Today, researchers consider ethnic conflict, LBTQ oppression, and environmental injustice as a few of the issues enabled by British imperialism in former colonies.
Colonialism in the U.K.
An often underlooked aspect of Britain’s colonial legacy is its effects at home. Arabindan-Kesson points out that colonialism disadvantaged the country’s minority communities through systemic racism and oppression.
“Health, their access to facilities, their involvement and participation in politics, their access to economic mobility, all of this is so much lower,” says Arabindan-Kesson, referring to minority communities in the U.K.
British school curricula have been criticized for years over their failure to include minority voices and to discuss the negative consequences of empire.
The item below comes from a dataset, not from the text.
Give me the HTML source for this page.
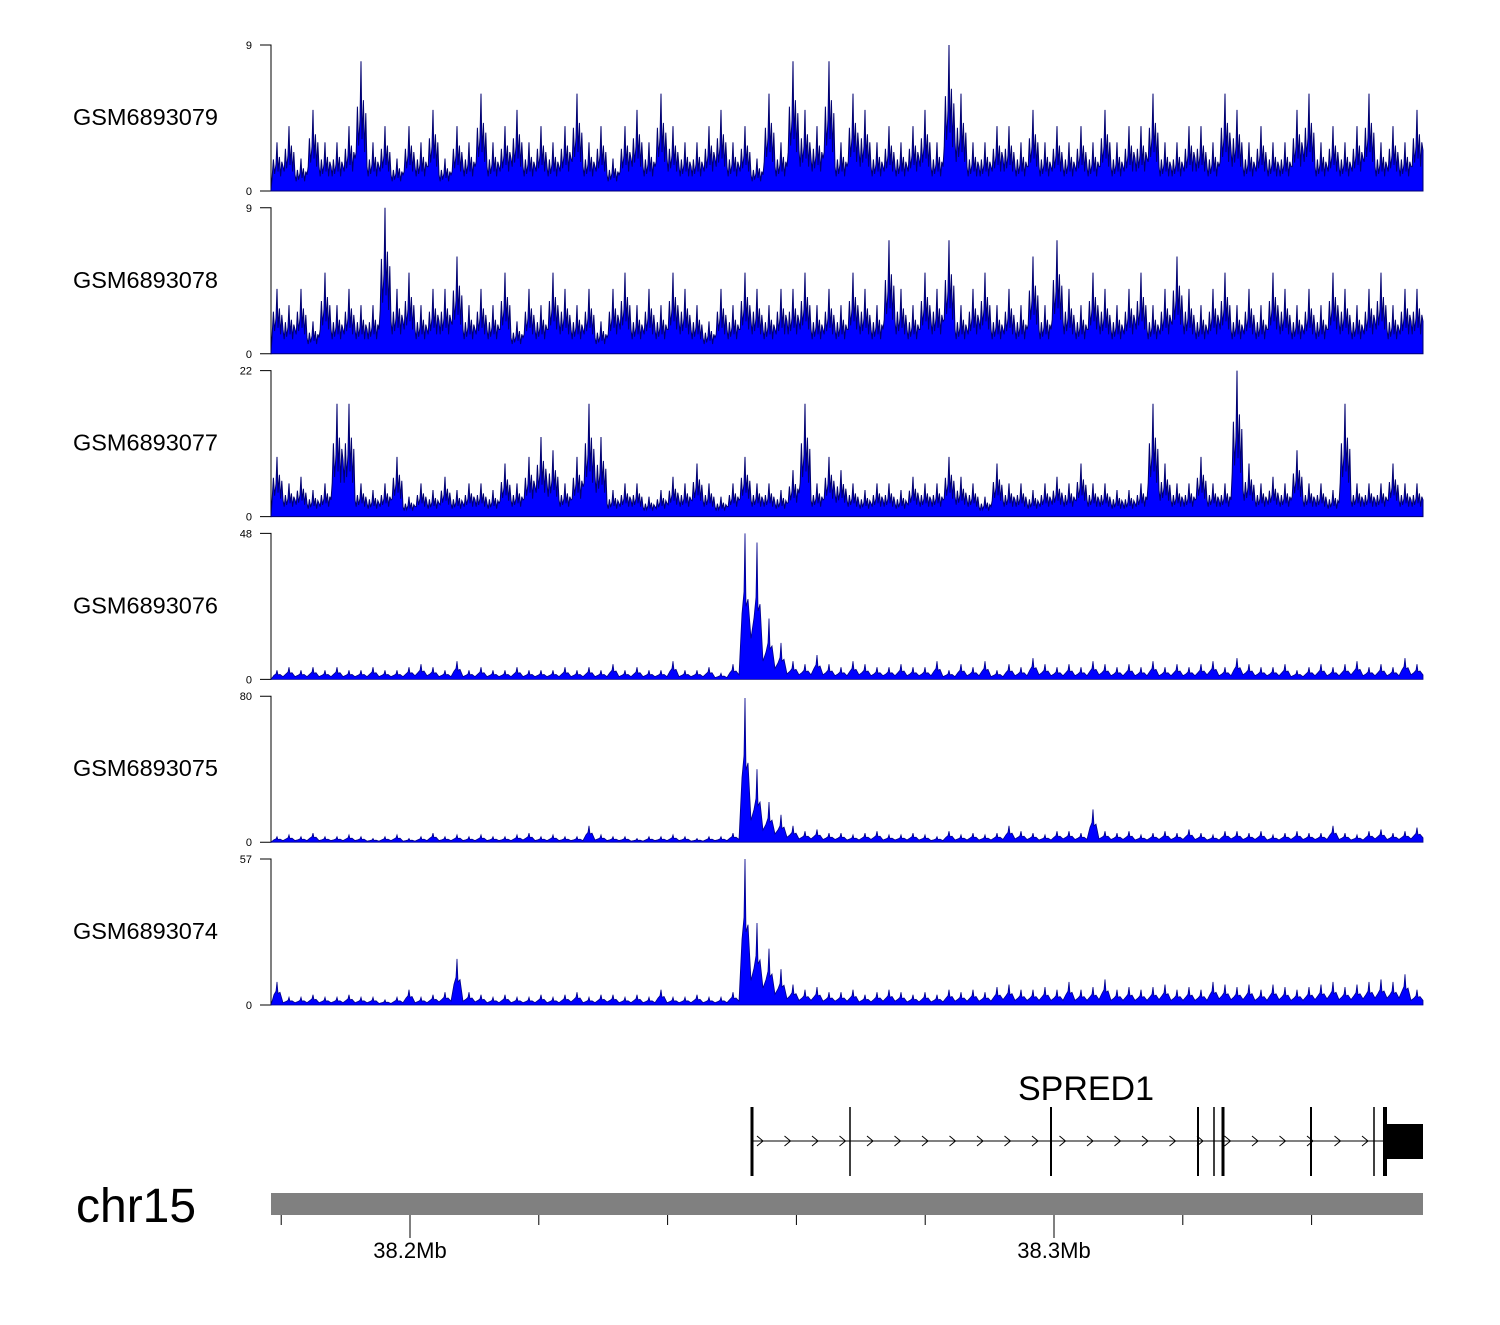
<!DOCTYPE html>
<html><head><meta charset="utf-8"><style>
body{margin:0;background:#fff;}
svg text{font-family:"Liberation Sans",sans-serif;}
</style></head><body>
<svg id="chart" width="1500" height="1320" xmlns="http://www.w3.org/2000/svg">
<g id="tracks"></g>
<g id="gene">
<text x="1086" y="1100" font-size="34" text-anchor="middle">SPRED1</text>
</g>
<text x="76" y="1222" font-size="48">chr15</text>
<rect x="271" y="1193" width="1152" height="22" fill="#808080"/>
<g id="axis"></g>
</svg>
<script>
const trackNames=["GSM6893079","GSM6893078","GSM6893077","GSM6893076","GSM6893075","GSM6893074"];
const trackMax=[9,9,22,48,80,57];
const t1=[3,4,2,5,3,3,4,8,3,4,2,4,3,5,2,4,3,6,3,4,5,3,4,3,4,6,3,4,2,4,5,3,6,4,3,3,4,5,3,4,2,6,3,8,5,4,8,3,6,5,3,4,3,4,5,3,9,6,3,3,4,4,3,5,3,4,3,4,3,5,3,4,4,6,3,3,4,4,3,6,5,3,4,3,3,5,6,3,4,3,4,6,3,4,3,5];
const t2=[4,3,4,2,5,3,4,3,3,9,4,5,3,4,4,6,3,4,3,5,2,4,3,5,4,3,4,2,4,5,3,4,3,5,4,3,2,4,3,5,4,3,4,4,5,3,4,3,5,4,3,7,4,3,5,4,7,3,4,5,3,4,3,6,3,7,4,3,5,4,3,4,5,3,4,6,4,3,4,5,3,4,3,5,4,3,4,3,5,4,3,4,5,3,4,4];
const t3=[9,5,6,4,5,17,17,5,4,5,9,3,5,4,6,4,5,5,4,8,5,9,12,10,5,9,17,12,4,5,5,3,4,6,5,8,5,3,5,9,5,5,4,7,17,5,9,7,5,4,5,5,4,6,5,5,9,6,5,3,8,5,5,4,5,6,5,8,5,5,4,4,5,17,8,5,5,9,5,5,22,8,5,6,5,10,5,5,4,17,5,5,5,8,5,5];
const t4=[3,4,3,4,3,4,3,3,4,3,3,4,5,4,3,6,3,4,3,3,4,3,3,3,4,3,4,3,5,3,4,3,3,6,3,3,4,2,5,48,45,20,12,6,5,8,5,4,6,5,4,4,5,4,4,6,3,5,4,6,3,5,4,7,5,4,5,4,6,5,4,5,4,6,4,5,4,5,6,4,7,5,4,4,5,3,4,5,4,5,6,4,5,4,7,5];
const t5=[3,4,3,5,3,3,4,3,2,3,4,2,3,5,3,4,3,4,3,3,4,5,3,4,3,3,9,4,3,3,2,3,3,4,3,2,3,3,5,79,40,22,15,9,6,7,5,5,4,5,6,4,4,5,4,3,6,4,5,4,5,9,6,5,4,6,6,5,18,6,5,6,4,5,6,5,7,5,4,6,6,5,6,4,5,6,5,5,9,5,4,6,7,5,6,8];
const t6=[9,3,3,4,3,3,4,3,3,2,3,6,3,4,5,18,5,4,3,4,3,3,4,3,4,5,3,4,4,3,4,3,6,3,3,4,3,3,5,57,32,22,14,8,6,7,5,5,6,4,5,6,5,4,5,4,6,5,6,5,7,8,6,6,7,6,9,6,7,10,6,7,6,7,8,6,7,6,9,8,7,8,6,8,7,6,7,8,9,7,8,9,10,9,12,6];
const trackData=[t1,t2,t3,t4,t5,t6];
const axisTicks=[38.18,38.2,38.22,38.24,38.26,38.28,38.3,38.32,38.34];
const axisLabels=["38.2Mb","38.3Mb"];
const labelPos=[38.2,38.3];

const NS="http://www.w3.org/2000/svg";
const X0=271,X1=1423;
function gx(mb){return 410+(mb-38.2)*6440;}
function mk(tag,attrs,parent){const e=document.createElementNS(NS,tag);for(const k in attrs)e.setAttribute(k,attrs[k]);parent.appendChild(e);return e;}
const tracksG=document.getElementById('tracks');
trackData.forEach((vals,t)=>{
  const top=45+t*162.8, base=top+146, mx=trackMax[t];
  const ys=v=>base-v/mx*146;
  const noisy=t<3;
  const g=mk('g',{},tracksG);
  
  
  const lab=mk('text',{x:218,y:top+80,'font-size':23.5,'text-anchor':'end'},g);
  lab.textContent=trackNames[t];
  
  
  const ax=mk('path',{d:`M260,${top}H271V${base}H260`,stroke:'#000',fill:'none','stroke-width':1},g);
  
  
  const tm=mk('text',{x:252,y:top+4,'font-size':11,'text-anchor':'end'},g);tm.textContent=mx;
  
  
  const t0=mk('text',{x:252,y:base+4,'font-size':11,'text-anchor':'end'},g);t0.textContent='0';
  
  
  const n=vals.length, step=(X1-X0)/n;
  let d=`M${X0},${base}`;
  const f=noisy?0.5:0.3;
  vals.forEach((v,i)=>{
    const xc=X0+(i+0.5)*step;
    const lo=Math.min(v,vals[i+1]!==undefined?vals[i+1]:v)*f;
    if(noisy){
      d+=`L${xc-step*0.4},${ys(v*0.3)}L${xc-step*0.3},${ys(v*0.65)}L${xc-step*0.2},${ys(v*0.35)}L${xc-1},${ys(v*0.55)}L${xc},${ys(v)}L${xc+1},${ys(v*0.4)}L${xc+step*0.2},${ys(v*0.7)}L${xc+step*0.3},${ys(v*0.3)}L${xc+step*0.4},${ys(v*0.6)}L${xc+step*0.5},${ys(lo)}`;
    } else {
      d+=`L${xc-step*0.25},${ys(v*0.45)}L${xc-1},${ys(v*0.6)}L${xc},${ys(v)}L${xc+1},${ys(v*0.5)}L${xc+step*0.25},${ys(v*0.55)}L${xc+step*0.5},${ys(lo)}`;
    }
  });
  d+=`L${X1},${base}Z`;
  const p=mk('path',{d:d,fill:'#0000ff',stroke:noisy?'#000070':'#00008b','stroke-width':noisy?1:0.8},g);
  
  
});
const gene=document.getElementById('gene');
const ln=mk('line',{x1:752,y1:1141,x2:1423,y2:1141,stroke:'#000','stroke-width':1},gene);


for(let x=760;x<1380;x+=27.5){
  const a=mk('path',{d:`M${x-3},${1136}L${x+3},1141L${x-3},1146`,stroke:'#000',fill:'none','stroke-width':1},gene);
  
  
}
[[752,3],[850,1.5],[1051,2],[1198,2],[1214,1.5],[1223,3],[1311,2],[1374,1.5],[1385,4]].forEach(e=>{
  const r=mk('line',{x1:e[0],y1:1107,x2:e[0],y2:1176,stroke:'#000','stroke-width':e[1]},gene);
  
  
});
const blk=mk('rect',{x:1386,y:1124,width:37,height:35,fill:'#000'},gene);


const axG=document.getElementById('axis');
axisTicks.forEach(m=>{
  const major=labelPos.some(l=>Math.abs(l-m)<1e-9);
  const tk=mk('line',{x1:gx(m),y1:1215,x2:gx(m),y2:major?1238:1225,stroke:'#000'},axG);
  
  
});
labelPos.forEach((m,i)=>{
  const tx=mk('text',{x:gx(m),y:1258,'font-size':22,'text-anchor':'middle'},axG);
  tx.textContent=axisLabels[i];
  
  
});
</script>
</body></html>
This has had an impact, Arabindan-Kesson says, on minorities within the U.K.
“Not just to the Queen’s death, but how people have responded to particular events, for example, the Windrush scandal and current immigration policies, really show this lack of historical awareness of just how central empire was to what is now contemporary Britain,” she says. (The Windrush scandal refers to the wrongful deportation or threatened deportation of hundreds of Black Britons to the Caribbean.)
“The monarchy, in general, is an incredibly spectacular symbol of the huge social and economic inequalities of modern Britain,” Arabindan-Kesson says. She adds that is particularly true amid a cost of living crisis where people are “struggling to heat their houses, pay bills, and feed their families. The fact that so much attention and so many resources are spent on this institution seems completely anachronistic and really, a complete waste of resources.”
Looking forward
But Arabindan-Kesson and Satia are hopeful that more conversations about the monarchy’s legacy will continue to be discussed.
“I think education is really important,” Arabindan-Kesson says. “[Also] listening particularly to the Black and Brown scholars, activists, writers, and artists who have always been making these critiques and highlighting these issues, and then really working on policy and structural change and the process of repair, which I think does involve reparations in various forms.”
Read More: The Future of the British Monarchy Is More Uncertain Than Ever
For her part, Satia hopes the monarchy can be more open about it’s history. “Imagine a very different kind of monarchy, where in the name of decency rather than politics, a monarch could say things like, ‘We acknowledge and regret the role of Britain, the British government and the British monarchy in slavery and colonialism.’ That kind of moral leadership could have such a different impact in the world,” she says.